*The task*
Retype the opening lines of the data exactly, stopping after the line that contains "Chart.register(...registerables);". Skip every picture.

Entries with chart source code
>>

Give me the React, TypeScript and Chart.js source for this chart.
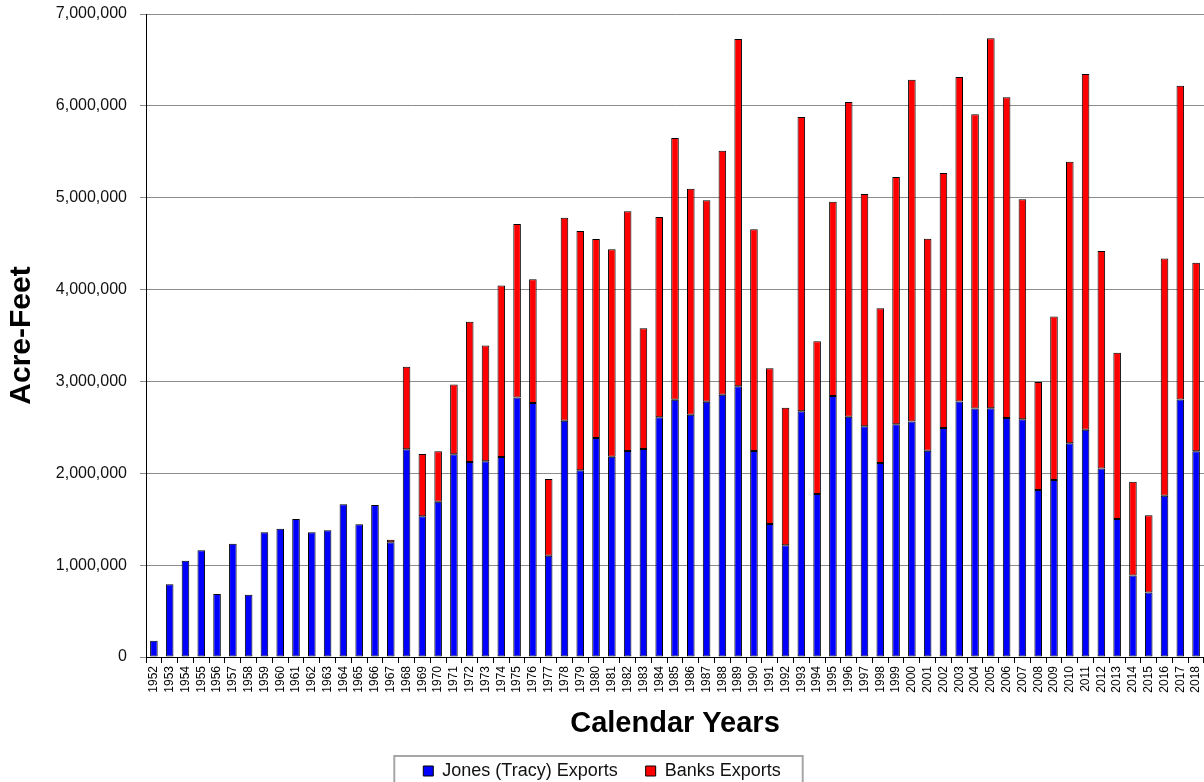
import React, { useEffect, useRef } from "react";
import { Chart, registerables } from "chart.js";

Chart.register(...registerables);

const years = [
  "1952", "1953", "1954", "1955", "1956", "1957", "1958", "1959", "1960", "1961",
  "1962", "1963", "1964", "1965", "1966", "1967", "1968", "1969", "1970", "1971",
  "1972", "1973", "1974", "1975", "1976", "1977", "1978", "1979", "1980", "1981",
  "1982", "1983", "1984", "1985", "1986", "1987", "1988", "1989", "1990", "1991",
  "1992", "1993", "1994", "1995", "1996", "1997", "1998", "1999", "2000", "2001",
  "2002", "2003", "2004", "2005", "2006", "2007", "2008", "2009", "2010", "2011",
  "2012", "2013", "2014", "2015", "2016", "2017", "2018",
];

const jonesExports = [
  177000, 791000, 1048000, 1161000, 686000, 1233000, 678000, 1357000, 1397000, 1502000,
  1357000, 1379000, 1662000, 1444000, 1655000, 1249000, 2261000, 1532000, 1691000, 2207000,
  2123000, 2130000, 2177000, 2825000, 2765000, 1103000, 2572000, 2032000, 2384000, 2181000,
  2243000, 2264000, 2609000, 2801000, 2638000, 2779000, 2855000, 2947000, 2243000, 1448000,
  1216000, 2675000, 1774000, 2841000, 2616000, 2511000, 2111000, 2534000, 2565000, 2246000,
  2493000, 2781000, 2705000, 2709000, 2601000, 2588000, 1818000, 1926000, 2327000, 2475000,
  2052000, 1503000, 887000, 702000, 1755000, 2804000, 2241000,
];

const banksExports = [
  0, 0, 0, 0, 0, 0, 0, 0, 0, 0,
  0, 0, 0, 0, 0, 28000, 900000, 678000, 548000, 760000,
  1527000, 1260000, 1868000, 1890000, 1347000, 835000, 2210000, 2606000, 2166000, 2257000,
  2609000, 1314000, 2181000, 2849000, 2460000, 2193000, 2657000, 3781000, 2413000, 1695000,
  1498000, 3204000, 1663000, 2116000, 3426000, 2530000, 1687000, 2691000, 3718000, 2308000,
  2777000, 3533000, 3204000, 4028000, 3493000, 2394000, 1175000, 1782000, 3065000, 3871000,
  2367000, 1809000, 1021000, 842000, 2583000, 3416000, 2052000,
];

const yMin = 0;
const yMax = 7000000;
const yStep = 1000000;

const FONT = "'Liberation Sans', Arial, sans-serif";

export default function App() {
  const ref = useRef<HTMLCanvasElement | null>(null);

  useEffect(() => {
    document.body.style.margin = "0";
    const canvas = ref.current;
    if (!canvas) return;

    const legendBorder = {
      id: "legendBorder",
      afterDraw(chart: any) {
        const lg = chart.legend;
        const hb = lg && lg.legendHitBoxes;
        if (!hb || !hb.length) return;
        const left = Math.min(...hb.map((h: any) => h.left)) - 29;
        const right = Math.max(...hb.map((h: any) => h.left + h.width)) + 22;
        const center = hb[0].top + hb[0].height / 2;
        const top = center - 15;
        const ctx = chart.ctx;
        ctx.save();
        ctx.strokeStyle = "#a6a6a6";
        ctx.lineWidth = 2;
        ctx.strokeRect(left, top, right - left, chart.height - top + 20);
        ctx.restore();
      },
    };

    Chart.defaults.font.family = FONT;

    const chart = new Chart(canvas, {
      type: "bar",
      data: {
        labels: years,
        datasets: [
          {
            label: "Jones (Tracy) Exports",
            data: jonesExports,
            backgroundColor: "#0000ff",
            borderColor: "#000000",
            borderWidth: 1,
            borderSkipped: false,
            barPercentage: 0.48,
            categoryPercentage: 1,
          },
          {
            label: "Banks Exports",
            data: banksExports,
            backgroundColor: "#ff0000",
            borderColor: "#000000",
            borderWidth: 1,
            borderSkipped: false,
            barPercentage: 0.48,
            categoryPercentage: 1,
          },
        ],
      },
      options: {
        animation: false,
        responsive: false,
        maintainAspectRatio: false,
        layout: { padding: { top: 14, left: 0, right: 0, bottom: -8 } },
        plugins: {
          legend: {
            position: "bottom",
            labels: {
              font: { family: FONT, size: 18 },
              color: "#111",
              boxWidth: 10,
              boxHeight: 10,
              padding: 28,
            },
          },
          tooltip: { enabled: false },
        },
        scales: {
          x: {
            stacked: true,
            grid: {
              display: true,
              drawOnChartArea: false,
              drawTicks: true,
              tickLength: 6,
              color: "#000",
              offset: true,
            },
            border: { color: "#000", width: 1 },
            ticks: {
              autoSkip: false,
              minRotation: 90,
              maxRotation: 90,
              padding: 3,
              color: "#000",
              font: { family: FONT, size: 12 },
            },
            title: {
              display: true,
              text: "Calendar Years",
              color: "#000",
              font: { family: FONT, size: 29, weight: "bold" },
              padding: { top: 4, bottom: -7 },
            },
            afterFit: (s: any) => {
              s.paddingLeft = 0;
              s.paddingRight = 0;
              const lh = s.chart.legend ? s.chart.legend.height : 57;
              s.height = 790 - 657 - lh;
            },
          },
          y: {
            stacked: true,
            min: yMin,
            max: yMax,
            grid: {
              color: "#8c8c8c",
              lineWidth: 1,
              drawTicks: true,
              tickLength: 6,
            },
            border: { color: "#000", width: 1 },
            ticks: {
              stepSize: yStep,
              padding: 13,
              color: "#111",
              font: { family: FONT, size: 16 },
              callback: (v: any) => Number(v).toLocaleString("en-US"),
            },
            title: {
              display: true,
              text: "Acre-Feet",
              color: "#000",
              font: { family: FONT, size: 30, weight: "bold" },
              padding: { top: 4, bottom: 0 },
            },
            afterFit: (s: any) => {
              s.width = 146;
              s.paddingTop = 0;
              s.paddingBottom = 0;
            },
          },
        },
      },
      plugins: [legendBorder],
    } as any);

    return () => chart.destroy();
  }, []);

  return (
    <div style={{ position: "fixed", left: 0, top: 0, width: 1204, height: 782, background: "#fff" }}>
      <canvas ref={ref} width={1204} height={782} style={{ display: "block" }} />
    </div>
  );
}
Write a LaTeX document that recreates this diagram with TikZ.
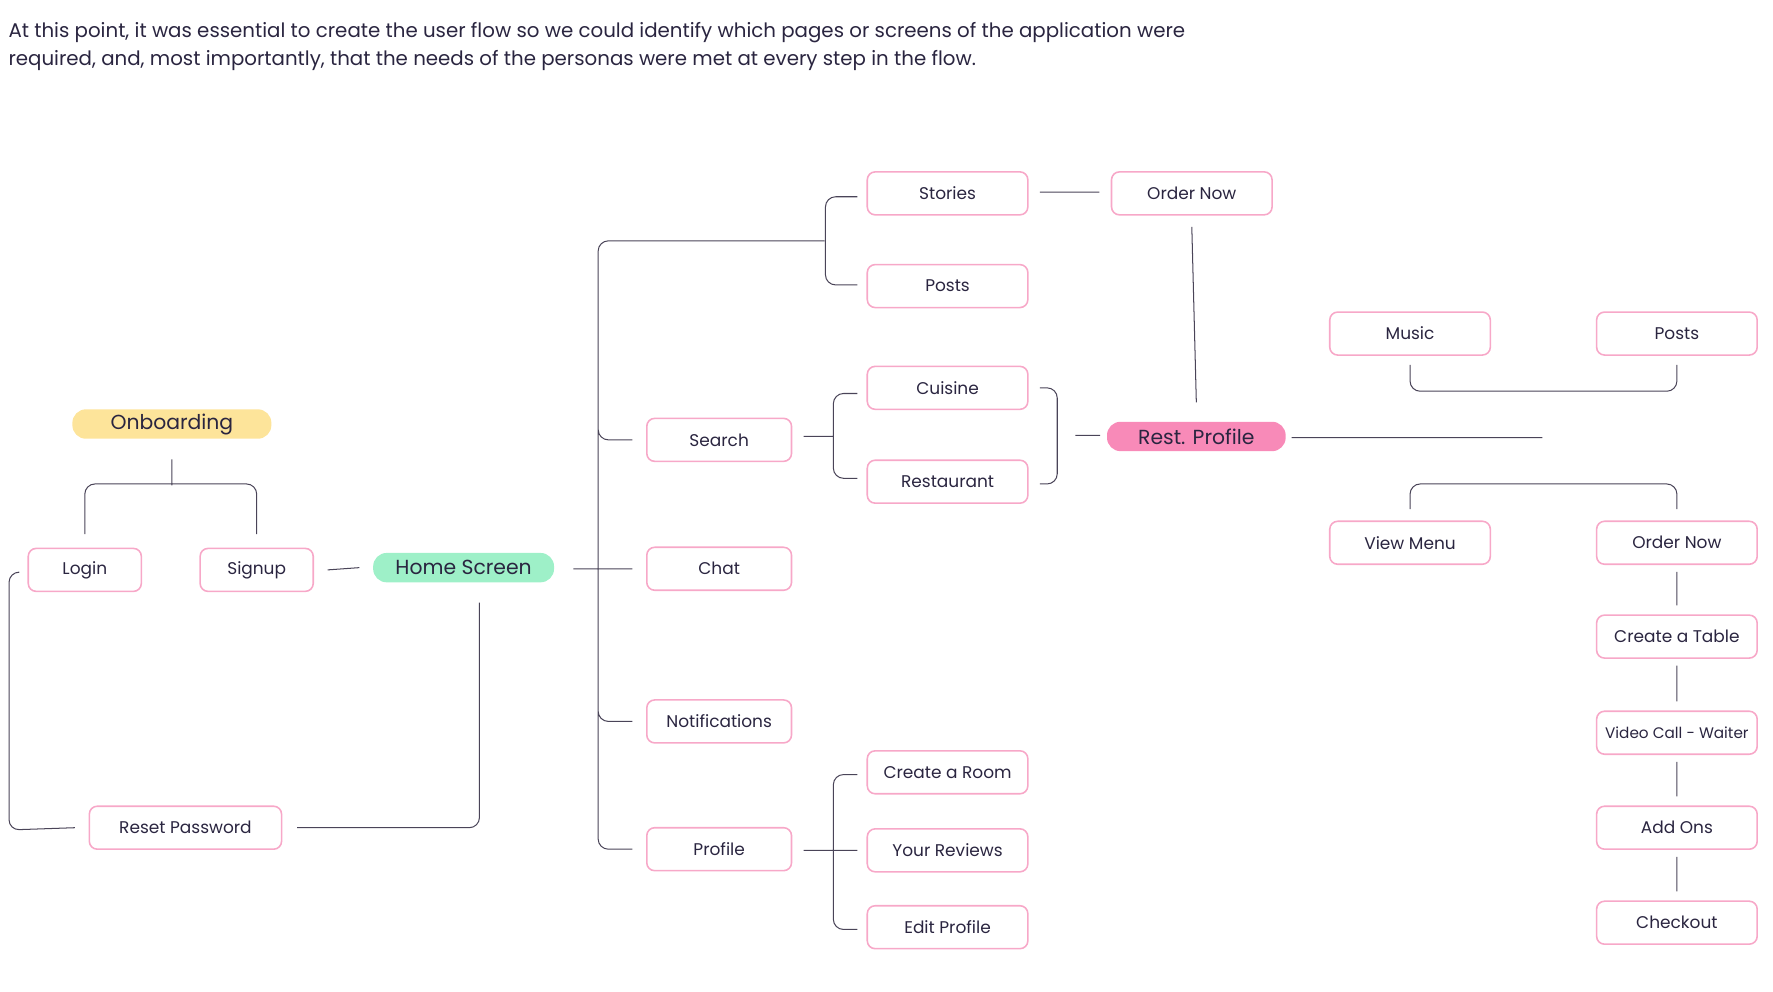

<<

*Solution to this task*
Give me the React, TypeScript and Chart.js source for this chart.
import React, { useEffect, useRef } from "react";
import { Chart, registerables } from "chart.js";

Chart.register(...registerables);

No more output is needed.